Written request:
Transcribe each line of the material as it is, and drop any picture.

** Start Rows **

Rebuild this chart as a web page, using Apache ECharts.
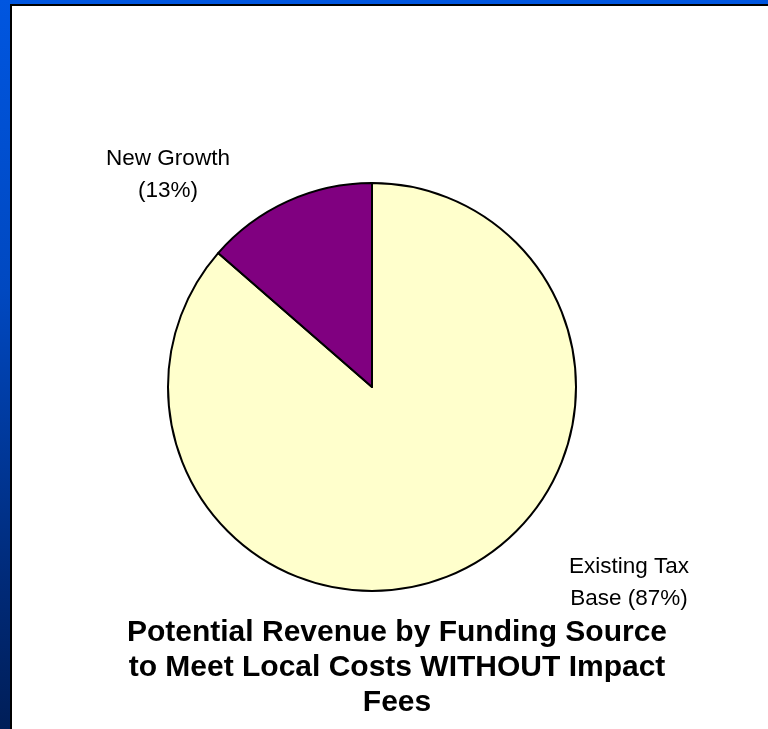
<!DOCTYPE html>
<html>
<head>
<meta charset="utf-8">
<script src="https://cdn.jsdelivr.net/npm/echarts@6/dist/echarts.min.js"></script>
<style>
html,body{margin:0;padding:0;width:768px;height:729px;overflow:hidden;}
#bg{position:absolute;left:0;top:0;width:768px;height:729px;background:linear-gradient(to bottom,#0056e0 0%,#0048c0 40%,#002a78 80%,#001e58 100%);}
#panel{position:absolute;left:10px;top:4px;width:758px;height:725px;background:#ffffff;border-left:2px solid #000;border-top:2px solid #000;box-sizing:border-box;}
#chart{position:absolute;left:0;top:0;width:768px;height:729px;}
</style>
</head>
<body>
<div id="bg"></div>
<div id="panel"></div>
<div id="chart"></div>
<script>
const categories = ["Existing Tax\nBase (87%)", "New Growth\n(13%)"];
const values = [86.4, 13.6];
const colors = ["#FFFFCC", "#800080"];
const titleText = "Potential Revenue by Funding Source\nto Meet Local Costs WITHOUT Impact\nFees";

const chart = echarts.init(document.getElementById('chart'), null, {renderer: 'canvas'});
const labelPos = [
  {x: 629, y: 583},
  {x: 168, y: 175}
];
chart.setOption({
  backgroundColor: 'transparent',
  animation: false,
  title: {
    text: titleText,
    left: 392,
    top: 610,
    textAlign: 'center',
    textStyle: {
      fontFamily: 'Liberation Sans, Arial, sans-serif',
      fontWeight: 'bold',
      fontSize: 30,
      lineHeight: 35,
      color: '#000'
    }
  },
  series: [{
    type: 'pie',
    center: [372, 387],
    radius: 204,
    startAngle: 90,
    clockwise: true,
    data: categories.map((c, i) => ({name: c, value: values[i], itemStyle: {color: colors[i]}})),
    itemStyle: {borderColor: '#000', borderWidth: 2},
    label: {
      show: true,
      position: 'outside',
      formatter: '{b}',
      fontFamily: 'Liberation Sans, Arial, sans-serif',
      fontSize: 22.5,
      lineHeight: 32,
      color: '#000',
      align: 'center'
    },
    labelLine: {show: false},
    labelLayout: function (params) {
      const p = labelPos[params.dataIndex];
      return {x: p.x, y: p.y, align: 'center', verticalAlign: 'middle'};
    },
    emphasis: {disabled: true}
  }]
});
</script>
</body>
</html>
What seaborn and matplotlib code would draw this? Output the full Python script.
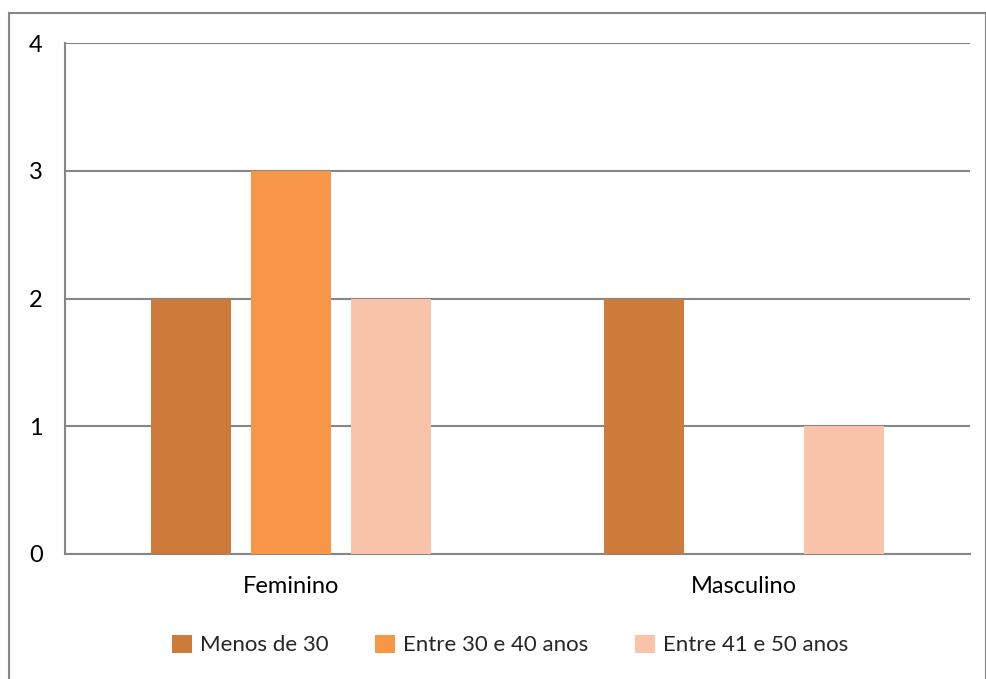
import matplotlib
matplotlib.use("Agg")
import matplotlib.pyplot as plt
from matplotlib.patches import Rectangle
import seaborn as sns
import pandas as pd

genders = ["Feminino", "Masculino"]
age_groups = ["Menos de 30", "Entre 30 e 40 anos", "Entre 41 e 50 anos"]
menos_30 = [2, 2]
entre_30_40 = [3, 0]
entre_41_50 = [2, 1]
y_ticks = [0, 1, 2, 3, 4]
colors = ["#CC7B3A", "#F79646", "#F9C3A9"]

rows = []
for series, vals in zip(age_groups, [menos_30, entre_30_40, entre_41_50]):
    for g, v in zip(genders, vals):
        rows.append({"Genero": g, "Idade": series, "Qtd": v})
df = pd.DataFrame(rows)

sns.set_theme(style="white")
plt.rcParams["font.family"] = ["Lato", "DejaVu Sans"]

fig = plt.figure(figsize=(9.87, 6.79), dpi=100)
ax = fig.add_axes([65 / 987, 1 - 554 / 679, 905 / 987, 511 / 679])

sns.barplot(data=df, x="Genero", y="Qtd", hue="Idade", order=genders,
            hue_order=age_groups, palette=colors, width=0.663, gap=0.2,
            saturation=1, errorbar=None, ax=ax, zorder=3, legend=True,
            linewidth=0, edgecolor="none")

ax.set_xlim(-0.5, 1.5)
ax.set_ylim(0, 4)
ax.set_yticks(y_ticks)
ax.set_yticklabels([str(t) for t in y_ticks])
ax.yaxis.grid(True, color="#868686", linewidth=1.5)
ax.set_axisbelow(True)
ax.set_xlabel("")
ax.set_ylabel("")
ax.tick_params(axis="both", length=0, labelsize=17, colors="black")
ax.tick_params(axis="y", pad=16)
ax.tick_params(axis="x", pad=16)
for side in ["top", "right"]:
    ax.spines[side].set_visible(False)
for side in ["left", "bottom"]:
    ax.spines[side].set_color("#868686")
    ax.spines[side].set_linewidth(1.5)

handles, labels = ax.get_legend_handles_labels()
ax.legend(handles, labels, loc="center", bbox_to_anchor=(510 / 987, 1 - 645 / 679),
          bbox_transform=fig.transFigure, ncol=3, frameon=False, fontsize=16,
          handlelength=0.9, handleheight=0.9, handletextpad=0.35, columnspacing=2.1)

# chart frame
fig.patches.append(Rectangle((9 / 987, -0.01), 977 / 987, 1 - 13 / 679 + 0.01,
                             transform=fig.transFigure, fill=False,
                             edgecolor="#868686", linewidth=1.5))

fig.savefig("out.png", dpi=100)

** End Rows **

Exercise result:
Rebuild this chart as a web page, using Apache ECharts.
<!DOCTYPE html>
<html>
<head>
<meta charset="utf-8">
<script src="https://cdn.jsdelivr.net/npm/echarts@6/dist/echarts.min.js"></script>
<style>
html,body{margin:0;padding:0;width:768px;height:729px;overflow:hidden;}
#bg{position:absolute;left:0;top:0;width:768px;height:729px;background:linear-gradient(to bottom,#0056e0 0%,#0048c0 40%,#002a78 80%,#001e58 100%);}
#panel{position:absolute;left:10px;top:4px;width:758px;height:725px;background:#ffffff;border-left:2px solid #000;border-top:2px solid #000;box-sizing:border-box;}
#chart{position:absolute;left:0;top:0;width:768px;height:729px;}
</style>
</head>
<body>
<div id="bg"></div>
<div id="panel"></div>
<div id="chart"></div>
<script>
const categories = ["Existing Tax\nBase (87%)", "New Growth\n(13%)"];
const values = [86.4, 13.6];
const colors = ["#FFFFCC", "#800080"];
const titleText = "Potential Revenue by Funding Source\nto Meet Local Costs WITHOUT Impact\nFees";

const chart = echarts.init(document.getElementById('chart'), null, {renderer: 'canvas'});
const labelPos = [
  {x: 629, y: 583},
  {x: 168, y: 175}
];
chart.setOption({
  backgroundColor: 'transparent',
  animation: false,
  title: {
    text: titleText,
    left: 392,
    top: 610,
    textAlign: 'center',
    textStyle: {
      fontFamily: 'Liberation Sans, Arial, sans-serif',
      fontWeight: 'bold',
      fontSize: 30,
      lineHeight: 35,
      color: '#000'
    }
  },
  series: [{
    type: 'pie',
    center: [372, 387],
    radius: 204,
    startAngle: 90,
    clockwise: true,
    data: categories.map((c, i) => ({name: c, value: values[i], itemStyle: {color: colors[i]}})),
    itemStyle: {borderColor: '#000', borderWidth: 2},
    label: {
      show: true,
      position: 'outside',
      formatter: '{b}',
      fontFamily: 'Liberation Sans, Arial, sans-serif',
      fontSize: 22.5,
      lineHeight: 32,
      color: '#000',
      align: 'center'
    },
    labelLine: {show: false},
    labelLayout: function (params) {
      const p = labelPos[params.dataIndex];
      return {x: p.x, y: p.y, align: 'center', verticalAlign: 'middle'};
    },
    emphasis: {disabled: true}
  }]
});
</script>
</body>
</html>
What seaborn and matplotlib code would draw this? Output the full Python script.
import matplotlib
matplotlib.use("Agg")
import matplotlib.pyplot as plt
from matplotlib.patches import Rectangle
import seaborn as sns
import pandas as pd

genders = ["Feminino", "Masculino"]
age_groups = ["Menos de 30", "Entre 30 e 40 anos", "Entre 41 e 50 anos"]
menos_30 = [2, 2]
entre_30_40 = [3, 0]
entre_41_50 = [2, 1]
y_ticks = [0, 1, 2, 3, 4]
colors = ["#CC7B3A", "#F79646", "#F9C3A9"]

rows = []
for series, vals in zip(age_groups, [menos_30, entre_30_40, entre_41_50]):
    for g, v in zip(genders, vals):
        rows.append({"Genero": g, "Idade": series, "Qtd": v})
df = pd.DataFrame(rows)

sns.set_theme(style="white")
plt.rcParams["font.family"] = ["Lato", "DejaVu Sans"]

fig = plt.figure(figsize=(9.87, 6.79), dpi=100)
ax = fig.add_axes([65 / 987, 1 - 554 / 679, 905 / 987, 511 / 679])

sns.barplot(data=df, x="Genero", y="Qtd", hue="Idade", order=genders,
            hue_order=age_groups, palette=colors, width=0.663, gap=0.2,
            saturation=1, errorbar=None, ax=ax, zorder=3, legend=True,
            linewidth=0, edgecolor="none")

ax.set_xlim(-0.5, 1.5)
ax.set_ylim(0, 4)
ax.set_yticks(y_ticks)
ax.set_yticklabels([str(t) for t in y_ticks])
ax.yaxis.grid(True, color="#868686", linewidth=1.5)
ax.set_axisbelow(True)
ax.set_xlabel("")
ax.set_ylabel("")
ax.tick_params(axis="both", length=0, labelsize=17, colors="black")
ax.tick_params(axis="y", pad=16)
ax.tick_params(axis="x", pad=16)
for side in ["top", "right"]:
    ax.spines[side].set_visible(False)
for side in ["left", "bottom"]:
    ax.spines[side].set_color("#868686")
    ax.spines[side].set_linewidth(1.5)

handles, labels = ax.get_legend_handles_labels()
ax.legend(handles, labels, loc="center", bbox_to_anchor=(510 / 987, 1 - 645 / 679),
          bbox_transform=fig.transFigure, ncol=3, frameon=False, fontsize=16,
          handlelength=0.9, handleheight=0.9, handletextpad=0.35, columnspacing=2.1)

# chart frame
fig.patches.append(Rectangle((9 / 987, -0.01), 977 / 987, 1 - 13 / 679 + 0.01,
                             transform=fig.transFigure, fill=False,
                             edgecolor="#868686", linewidth=1.5))

fig.savefig("out.png", dpi=100)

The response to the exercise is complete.